(EXERCISE GOAL): Find each line holding the word "this" and give the total alone.

(Data items):
▽

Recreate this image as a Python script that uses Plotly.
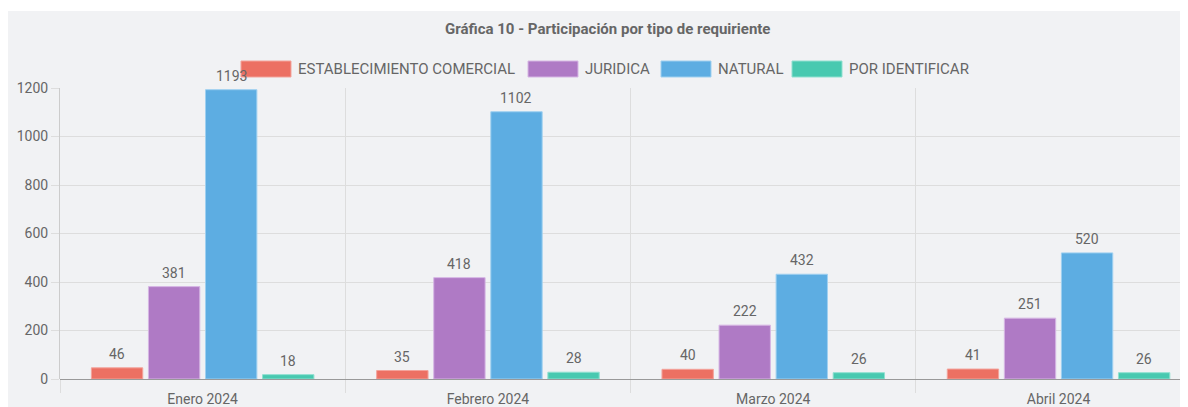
import plotly.graph_objects as go

categories = ["Enero 2024", "Febrero 2024", "Marzo 2024", "Abril 2024"]
series_names = ["ESTABLECIMIENTO COMERCIAL", "JURIDICA", "NATURAL", "POR IDENTIFICAR"]
establecimiento = [46, 35, 40, 41]
juridica = [381, 418, 222, 251]
natural = [1193, 1102, 432, 520]
por_identificar = [18, 28, 26, 26]
y_ticks = [0, 200, 400, 600, 800, 1000, 1200]
title_text = "Gráfica 10 - Participación por tipo de requiriente"

series_values = [establecimiento, juridica, natural, por_identificar]
fill_colors = ["#ec7063", "#af7ac5", "#5dade2", "#48c9b0"]
line_colors = ["#f3a39b", "#d6b6e4", "#9fd0f0", "#8fe0d0"]

# the page body has an 8px margin; the figure fills the rest of the window
OFF = 8
W, H = 1188 - OFF, 407 - OFF
# plot area in screen pixels: x 60..1188, y 88..379
L, R, T, B = 60 - OFF, 0, 88 - OFF, 407 - 379
pw, ph = W - L - R, H - T - B
cat_px = 285.3
bargap, bargroupgap = 0.2, 0.1

def px_x(p):
    # screen pixel -> paper x
    return (p - OFF - L) / pw

def px_y(p):
    # screen pixel -> paper y
    return (H - B - (p - OFF)) / ph

fig = go.Figure()
annotations = []
n = len(series_names)
slot = cat_px * (1 - bargap) / n
for i, (name, vals, fc, lc) in enumerate(zip(series_names, series_values, fill_colors, line_colors)):
    fig.add_trace(go.Bar(
        x=categories, y=vals, name=name,
        marker=dict(color=fc, line=dict(color=lc, width=1)),
        showlegend=False,
    ))
    xs = (i - (n - 1) / 2) * slot
    for c, v in zip(categories, vals):
        annotations.append(dict(
            text=str(v), x=c, y=v, xref="x", yref="y", xshift=xs, yshift=4,
            xanchor="center", yanchor="bottom", showarrow=False,
            font=dict(family="Roboto", size=14, color="#666666"),
        ))

shapes = [
    # white strip at the top of the card
    dict(type="rect", xref="paper", yref="paper", x0=px_x(0), x1=px_x(1200), y0=px_y(11), y1=px_y(0),
         fillcolor="white", line=dict(width=0), layer="below"),
]
annotations.append(
    dict(text="<b>" + title_text + "</b>", xref="paper", yref="paper", x=px_x(607), y=px_y(29),
         xanchor="center", yanchor="middle", showarrow=False,
         font=dict(family="Roboto", size=15, color="#666666")))

# custom legend (wide boxes like the reference)
legend_box_x = [241, 528, 661, 792]
box_w, box_h, legend_cy = 50, 16, 69
for name, fc, lc, bx in zip(series_names, fill_colors, line_colors, legend_box_x):
    shapes.append(dict(type="rect", xref="paper", yref="paper",
                       x0=px_x(bx), x1=px_x(bx + box_w),
                       y0=px_y(legend_cy + box_h / 2), y1=px_y(legend_cy - box_h / 2),
                       fillcolor=fc, line=dict(color=lc, width=1)))
    annotations.append(dict(text=name, xref="paper", yref="paper", x=px_x(bx + box_w + 5), y=px_y(legend_cy),
                            xanchor="left", yanchor="middle", showarrow=False,
                            font=dict(family="Roboto", size=15, color="#666666")))

fig.update_layout(
    width=W, height=H,
    margin=dict(l=L, r=R, t=T, b=B, pad=0),
    paper_bgcolor="#f1f2f4", plot_bgcolor="#f1f2f4",
    barmode="group", bargap=bargap, bargroupgap=bargroupgap,
    shapes=shapes, annotations=annotations,
    font=dict(family="Roboto", color="#666666"),
    xaxis=dict(
        type="category", range=[-0.5, -0.5 + pw / cat_px],
        tickson="boundaries", showgrid=True, gridcolor="#dddddd", gridwidth=1,
        ticks="outside", ticklen=13, tickcolor="#dddddd",
        ticklabelstandoff=10,
        showline=False, zeroline=False,
        tickfont=dict(family="Roboto", size=14, color="#666666"),
    ),
    yaxis=dict(
        range=[0, 1200], tickvals=y_ticks, ticktext=[str(v) for v in y_ticks],
        showgrid=True, gridcolor="#dddddd", gridwidth=1,
        ticks="outside", ticklen=8, tickcolor="#dddddd",
        showline=True, linecolor="#cccccc", linewidth=1,
        zeroline=True, zerolinecolor="#999999", zerolinewidth=1,
        tickfont=dict(family="Roboto", size=14, color="#666666"),
    ),
)

fig.write_html("out.html")
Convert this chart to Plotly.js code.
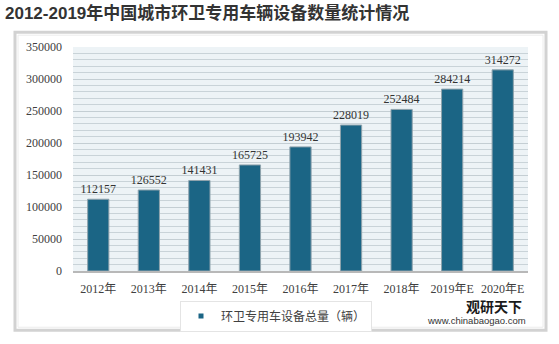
<!DOCTYPE html>
<html>
<head>
<meta charset="utf-8">
<script src="https://cdn.plot.ly/plotly-3.0.1.min.js"></script>
<style>html,body{margin:0;padding:0;background:#fff;}#chart{width:559px;height:344px;}</style>
</head>
<body>
<div id="chart"></div>
<script>
const categories = ["2012年","2013年","2014年","2015年","2016年","2017年","2018年","2019年E","2020年E"];
const values = [112157,126552,141431,165725,193942,228019,252484,284214,314272];
const seriesName = "环卫专用车设备总量（辆）";
const yTicks = [0,50000,100000,150000,200000,250000,300000,350000];
const titleText = "2012-2019年中国城市环卫专用车辆设备数量统计情况";

const W = 559, H = 344;
const L = 73, R = 528, T = 47, B = 274;
const px = x => (x - L) / (R - L);
const py = y => (B - y) / (B - T);
const serif = "Liberation Serif, Noto Sans CJK SC, serif";
const sans = "Liberation Sans, Noto Sans CJK SC, sans-serif";
const barColor = "#1b6585";

const barTrace = {
  type: "bar",
  x: categories,
  y: values,
  name: seriesName,
  showlegend: false,
  marker: {color: barColor, line: {color: "#8fa3ad", width: 1}},
  text: values.map(String),
  textposition: "outside",
  constraintext: "none",
  cliponaxis: false,
  textfont: {family: serif, size: 12, color: "#333"},
  hoverinfo: "x+y"
};

const legendTrace = {
  type: "scatter",
  mode: "markers",
  x: [null], y: [null],
  name: seriesName,
  showlegend: true,
  marker: {symbol: "square", size: 5, color: barColor},
  hoverinfo: "skip"
};

const layout = {
  width: W, height: H,
  margin: {l: L, r: W - R, t: T, b: H - B, pad: 0},
  paper_bgcolor: "#ffffff",
  plot_bgcolor: "#edf3f6",
  bargap: 0.58,
  showlegend: true,
  title: {text: "<b>" + titleText + "</b>", x: 5 / W, xanchor: "left", y: 1 - 13 / H, yanchor: "middle",
    font: {family: sans, size: 17, color: "#333"}},
  xaxis: {
    type: "category",
    showline: true, linecolor: "#b8b8b8", linewidth: 2,
    ticks: "", showgrid: false,
    tickfont: {family: serif, size: 12, color: "#404040"},
    ticklabelstandoff: 6
  },
  yaxis: {
    range: [0, 350000],
    tickvals: yTicks,
    ticktext: yTicks.map(String),
    showline: false, ticks: "",
    showgrid: true, gridcolor: "#c4ced3", gridwidth: 1,
    minor: {dtick: 10000, showgrid: true, gridcolor: "#c9d3d8", gridwidth: 1},
    zeroline: false,
    tickfont: {family: serif, size: 12, color: "#404040"},
    ticklabelstandoff: 10
  },
  legend: {
    orientation: "h",
    x: px(180), xanchor: "left",
    y: py(304), yanchor: "top",
    bgcolor: "#ffffff", bordercolor: "#e4e4e4", borderwidth: 1,
    font: {family: "Noto Sans CJK SC, sans-serif", size: 12, color: "#404040"},
    itemwidth: 30
  },
  shapes: [
    {type: "rect", xref: "paper", yref: "paper", layer: "below",
     x0: px(15), x1: px(546), y0: py(32), y1: py(334),
     line: {color: "#d2d2d2", width: 3}, fillcolor: "rgba(0,0,0,0)"},
    {type: "rect", xref: "paper", yref: "paper", layer: "below",
     x0: px(18), x1: px(543), y0: py(35), y1: py(331),
     line: {color: "#ececec", width: 1}, fillcolor: "rgba(0,0,0,0)"}
  ],
  annotations: [
    {text: "<b>观研天下</b>", xref: "paper", yref: "paper", x: px(494), y: py(309),
     xanchor: "center", yanchor: "middle", showarrow: false,
     font: {family: "Noto Sans CJK SC, sans-serif", size: 14, color: "#1a1a1a"}},
    {text: "www.chinabaogao.com", xref: "paper", yref: "paper", x: px(476), y: py(324),
     xanchor: "center", yanchor: "middle", showarrow: false,
     font: {family: sans, size: 9.5, color: "#333"}}
  ]
};

Plotly.newPlot("chart", [barTrace, legendTrace], layout, {displayModeBar: false, staticPlot: true});
</script>
</body>
</html>
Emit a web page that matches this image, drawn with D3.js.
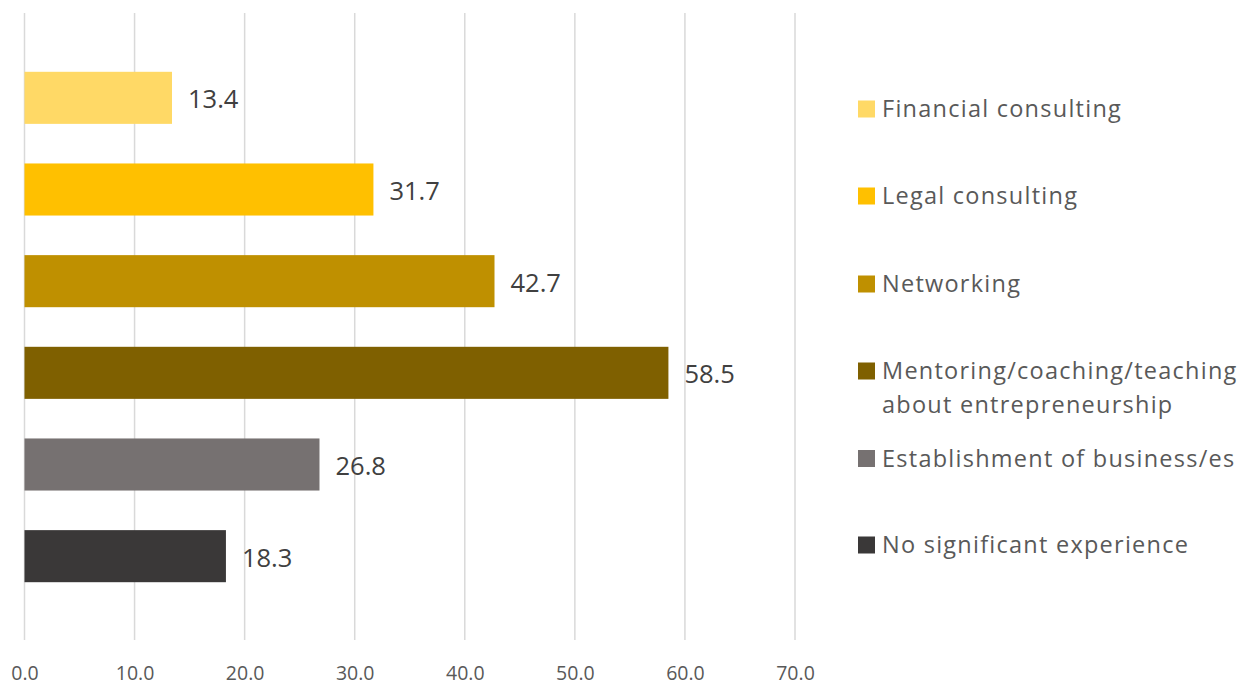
<!DOCTYPE html>
<html>
<head>
<meta charset="utf-8">
<script src="https://cdn.jsdelivr.net/npm/d3@7"></script>
<style>
  html, body { margin: 0; padding: 0; background: #ffffff; }
  svg { display: block; font-family: "Open Sans", "DejaVu Sans", sans-serif; }
</style>
</head>
<body>
<svg id="chart" width="1253" height="685"></svg>
<script>
// Share of respondents by type of experience (%)
const categories = [
  "Financial consulting",
  "Legal consulting",
  "Networking",
  "Mentoring/coaching/teaching about entrepreneurship",
  "Establishment of business/es",
  "No significant experience"
];
const values = [13.4, 31.7, 42.7, 58.5, 26.8, 18.3];
const colors = ["#FFD966", "#FFC000", "#BF9000", "#7F6000", "#767171", "#3A3838"];
const legendLines = [
  ["Financial consulting"],
  ["Legal consulting"],
  ["Networking"],
  ["Mentoring/coaching/teaching", "about entrepreneurship"],
  ["Establishment of business/es"],
  ["No significant experience"]
];
const xTicks = [0, 10, 20, 30, 40, 50, 60, 70];

const svg = d3.select("#chart");

const x = d3.scaleLinear().domain([0, 70]).range([24.5, 795]);
const y = d3.scaleBand()
  .domain(categories)
  .range([52, 602])
  .paddingInner(0.432)
  .paddingOuter(0.216);

const gridTop = 13, gridBottom = 640;

// vertical gridlines
svg.append("g")
  .selectAll("line")
  .data(xTicks)
  .join("line")
  .attr("x1", d => x(d)).attr("x2", d => x(d))
  .attr("y1", gridTop).attr("y2", gridBottom)
  .attr("stroke", "#d9d9d9")
  .attr("stroke-width", 1.5);

// x axis tick labels
const xAxis = d3.axisBottom(x)
  .tickValues(xTicks)
  .tickFormat(d3.format(".1f"))
  .tickSize(0)
  .tickPadding(0);
const axisG = svg.append("g")
  .attr("transform", `translate(0, ${gridBottom})`)
  .call(xAxis);
axisG.select(".domain").remove();
axisG.selectAll("text")
  .attr("y", 0)
  .attr("dy", 0)
  .attr("transform", "translate(0, 39.5)")
  .attr("fill", "#595959")
  .style("font-size", "19.5px")
  .style("font-family", "'Open Sans', sans-serif");

// bars
svg.append("g")
  .selectAll("rect")
  .data(categories)
  .join("rect")
  .attr("x", x(0))
  .attr("y", d => y(d))
  .attr("width", (d, i) => x(values[i]) - x(0))
  .attr("height", y.bandwidth())
  .attr("fill", (d, i) => colors[i]);

// value labels
svg.append("g")
  .selectAll("text")
  .data(categories)
  .join("text")
  .attr("x", (d, i) => x(values[i]) + 16)
  .attr("y", d => y(d) + y.bandwidth() / 2 + 10.5)
  .attr("fill", "#404040")
  .style("font-size", "25.5px")
  .text((d, i) => d3.format(".1f")(values[i]));

// legend
const legendY = [109, 196, 284, 371, 458.5, 545];
const legend = svg.append("g")
  .selectAll("g")
  .data(categories)
  .join("g")
  .attr("transform", (d, i) => `translate(858, ${legendY[i]})`);

legend.append("rect")
  .attr("x", 0).attr("y", -8.5)
  .attr("width", 17).attr("height", 17)
  .attr("fill", (d, i) => colors[i]);

legend.append("text")
  .attr("x", 24)
  .attr("y", 8)
  .attr("fill", "#595959")
  .style("font-size", "23.5px")
  .style("letter-spacing", "1.25px")
  .each(function(d, i) {
    const t = d3.select(this);
    legendLines[i].forEach((line, j) => {
      t.append("tspan")
        .attr("x", 24)
        .attr("dy", j === 0 ? 0 : 33.5)
        .text(line);
    });
  });
</script>
</body>
</html>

△

(TASK RESPONSE): 4